8.4 Election to Delay Commencement of Retirement Option Payments.
Any Participant may make a one-time election to delay the commencement of payment of that portion of his Account that is subject to the Retirement Option payment provisions of Section 8.2(b), subject to the following:
(a) Such election shall be made no later than twelve (12) months prior to the date on which such payments would have otherwise commenced (without regard to the application of Section 8.3), and
(b) Such election must specify a payment date that will cause the commencement of the payment of such amounts to be delayed for at least five (5) years beyond the date such payments would have otherwise commenced in the absence of the election under this Section 8.4.
(c) A Participant may make only one election under this Section 8.4 during the period of his participation in the Prior Plan and/or this Plan and such election will be ineffective until the expiration of twelve (12) months after the date it is made.
(d) An election under this Section 8.4 shall not be effective with respect to any amount subject to the Retirement Option that is payable as a lump sum under Section 8.2(b)(ii).
8.5 Distribution in the Event of an Unforeseeable Emergency. If a Participant encounters an Unforeseeable Emergency, the Plan Administrator in its absolute discretion may direct the Company to pay to such Participant such portion of the Account, including the entire amount if appropriate, as the Committee shall determine to be necessary to satisfy the need presented by such Unforeseeable Emergency, plus amounts necessary to pay all taxes and penalties reasonably anticipated as a result of the distribution.
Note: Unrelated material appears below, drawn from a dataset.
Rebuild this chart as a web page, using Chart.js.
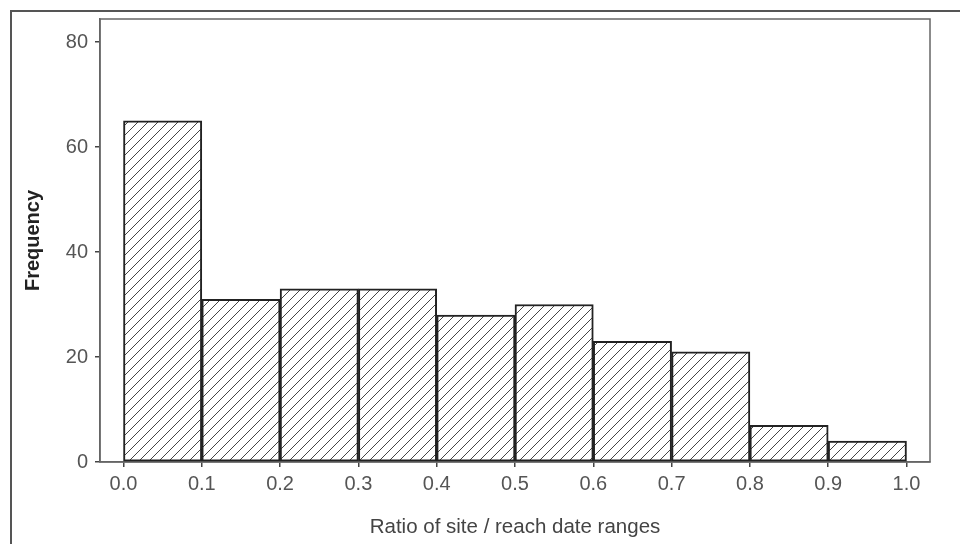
<!DOCTYPE html>
<html>
<head>
<meta charset="utf-8">
<script src="https://cdn.jsdelivr.net/npm/chart.js@4.4.1/dist/chart.umd.min.js"></script>
<style>
  body { margin: 0; background: #fff; }
  .chart-container { position: relative; width: 960px; height: 544px; }
</style>
</head>
<body>
<div class="chart-container">
  <canvas id="histChart"></canvas>
</div>
<script>
// bin centres (ratio) and counts
const binCentres = [0.05, 0.15, 0.25, 0.35, 0.45, 0.55, 0.65, 0.75, 0.85, 0.95];
const frequencies = [65, 31, 33, 33, 28, 30, 23, 21, 7, 4];
const xTickValues = [0.0, 0.1, 0.2, 0.3, 0.4, 0.5, 0.6, 0.7, 0.8, 0.9, 1.0];
const yTickValues = [0, 20, 40, 60, 80];

// diagonal hatch fill for the bars
const makeHatch = () => {
  const tile = document.createElement("canvas");
  tile.width = 10;
  tile.height = 10;
  const t = tile.getContext("2d");
  t.fillStyle = "#fff";
  t.fillRect(0, 0, 10, 10);
  t.strokeStyle = "#444";
  t.lineWidth = 1;
  t.beginPath();
  t.moveTo(0, 10); t.lineTo(10, 0);
  t.moveTo(-5, 5); t.lineTo(5, -5);
  t.moveTo(5, 15); t.lineTo(15, 5);
  t.stroke();
  return t.createPattern(tile, "repeat");
};

// page border (top/left only) and the plot frame
const framePlugin = {
  id: "frame",
  beforeDraw(chart) {
    const ctx = chart.ctx;
    ctx.save();
    ctx.fillStyle = "#fff";
    ctx.fillRect(0, 0, chart.width, chart.height);
    ctx.strokeStyle = "#555";
    ctx.lineWidth = 2;
    ctx.beginPath();
    ctx.moveTo(11, chart.height);
    ctx.lineTo(11, 11);
    ctx.lineTo(chart.width, 11);
    ctx.stroke();
    ctx.restore();
  },
  beforeDatasetsDraw(chart) {
    const { ctx, chartArea } = chart;
    ctx.save();
    ctx.strokeStyle = "#666";
    ctx.lineWidth = 1.5;
    ctx.strokeRect(chartArea.left, chartArea.top, chartArea.right - chartArea.left, chartArea.bottom - chartArea.top);
    ctx.restore();
  },
};

const ctx = document.getElementById("histChart");
const hatch = makeHatch();

new Chart(ctx, {
  type: "bar",
  data: {
    datasets: [
      {
        data: binCentres.map((c, i) => ({ x: c, y: frequencies[i] })),
        backgroundColor: hatch,
        borderColor: "#222",
        borderWidth: 2,
        borderSkipped: false,
        barPercentage: 1,
        categoryPercentage: 1,
      },
    ],
  },
  options: {
    responsive: true,
    maintainAspectRatio: false,
    animation: false,
    layout: { padding: { left: 0, right: 30, top: 17, bottom: 0 } },
    plugins: { legend: { display: false }, tooltip: { enabled: false } },
    scales: {
      x: {
        type: "linear",
        min: -0.03,
        max: 1.03,
        offset: false,
        afterBuildTicks: (scale) => {
          scale.ticks = xTickValues.map((v) => ({ value: v }));
        },
        afterFit: (scale) => {
          scale.height = 82;
        },
        grid: { offset: false, drawOnChartArea: false, drawTicks: true, tickLength: 5, tickColor: "#444", lineWidth: 1.5 },
        border: { color: "#666", width: 1.5 },
        ticks: {
          color: "#555",
          font: { family: "Liberation Sans, Arial, sans-serif", size: 20 },
          padding: 5,
          maxRotation: 0,
          callback: (v) => Number(v).toFixed(1),
        },
        title: {
          display: true,
          text: "Ratio of site / reach date ranges",
          color: "#444",
          font: { family: "Liberation Sans, Arial, sans-serif", size: 20.5 },
          padding: { top: 0, bottom: 4 },
        },
      },
      y: {
        min: 0,
        max: 84.4,
        afterBuildTicks: (scale) => {
          scale.ticks = yTickValues.map((v) => ({ value: v }));
        },
        afterFit: (scale) => {
          scale.width = 100;
        },
        grid: { drawOnChartArea: false, drawTicks: true, tickLength: 5, tickColor: "#444", lineWidth: 1.5 },
        border: { color: "#666", width: 1.5 },
        ticks: {
          color: "#555",
          font: { family: "Liberation Sans, Arial, sans-serif", size: 20 },
          padding: 7,
        },
        title: {
          display: true,
          text: "Frequency",
          color: "#222",
          font: { family: "Liberation Sans, Arial, sans-serif", size: 20, weight: "bold" },
          padding: { top: 21, bottom: 0 },
        },
      },
    },
  },
  plugins: [framePlugin],
});
</script>
</body>
</html>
A distribution on account of an Unforeseeable Emergency may not be made to the extent such emergency may be relieved through reimbursement or compensation by insurance or otherwise or by liquidation of the Participants assets (to the extent the liquidation would not itself cause severe financial hardship).
Section 9. Certain Elections for Participants in Prior Plan
9.1 Election to Continue Under Original Plan Provisions. Notwithstanding anything herein to the contrary, Eligible Employees who, as of March 31, 1998, were Participants in the Prior Plan were given the opportunity, pursuant to a one-time, irrevocable written election, to have certain provisions relating to permitted Deferrals, Matching Awards and investments as described in Exhibit B attached hereto and incorporated herein by reference (the Original Plan Provisions), apply with respect to their future Plan participation.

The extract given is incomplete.